(Objective): Scan the entries below and count the lines holding the string "this". Supply only the number.

Dataset items
* * * *
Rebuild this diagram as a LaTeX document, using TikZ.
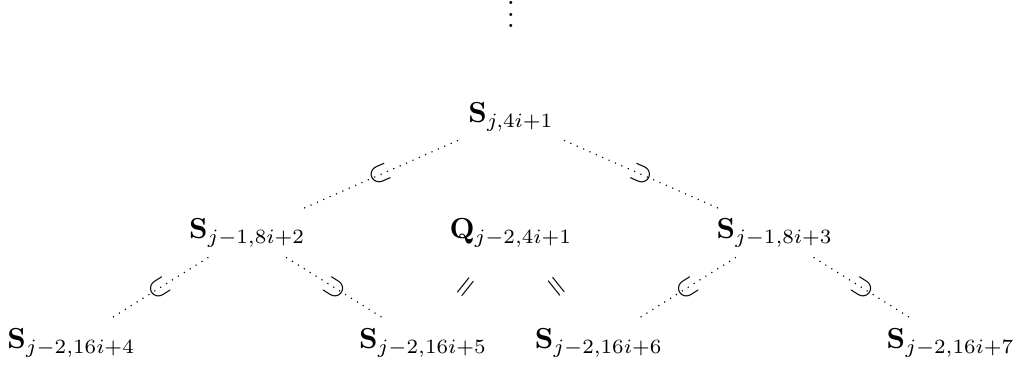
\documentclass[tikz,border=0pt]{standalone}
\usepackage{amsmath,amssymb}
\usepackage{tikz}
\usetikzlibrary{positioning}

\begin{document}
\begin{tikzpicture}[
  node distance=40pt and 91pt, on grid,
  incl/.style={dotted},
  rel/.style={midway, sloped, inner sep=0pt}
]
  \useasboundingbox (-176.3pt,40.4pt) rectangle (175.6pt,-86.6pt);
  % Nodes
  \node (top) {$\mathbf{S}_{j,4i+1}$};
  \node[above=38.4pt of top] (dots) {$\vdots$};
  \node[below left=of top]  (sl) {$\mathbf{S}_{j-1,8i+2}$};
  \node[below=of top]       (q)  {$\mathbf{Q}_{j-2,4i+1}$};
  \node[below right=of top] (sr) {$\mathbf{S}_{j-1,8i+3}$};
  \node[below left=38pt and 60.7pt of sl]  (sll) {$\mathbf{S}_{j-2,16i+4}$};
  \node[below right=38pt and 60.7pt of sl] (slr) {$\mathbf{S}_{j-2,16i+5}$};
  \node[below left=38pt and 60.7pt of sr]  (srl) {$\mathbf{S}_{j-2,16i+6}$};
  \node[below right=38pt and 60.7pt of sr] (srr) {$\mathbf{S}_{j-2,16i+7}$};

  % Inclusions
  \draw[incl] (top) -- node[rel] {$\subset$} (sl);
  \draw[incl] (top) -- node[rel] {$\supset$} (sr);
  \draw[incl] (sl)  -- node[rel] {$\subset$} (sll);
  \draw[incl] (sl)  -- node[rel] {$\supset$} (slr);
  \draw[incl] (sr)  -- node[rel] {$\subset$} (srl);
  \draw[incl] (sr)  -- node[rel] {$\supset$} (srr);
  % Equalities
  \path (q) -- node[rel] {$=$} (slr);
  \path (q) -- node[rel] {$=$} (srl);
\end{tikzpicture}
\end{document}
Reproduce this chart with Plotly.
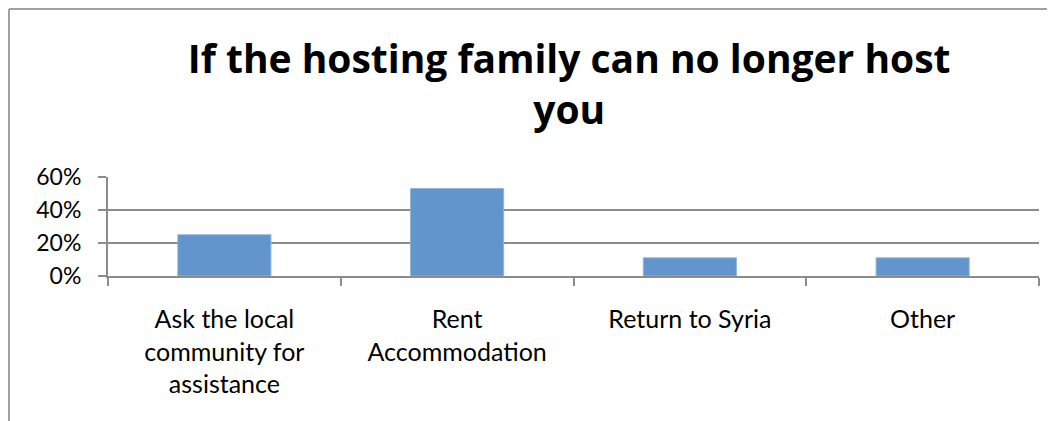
* * * *
(Solution below): 2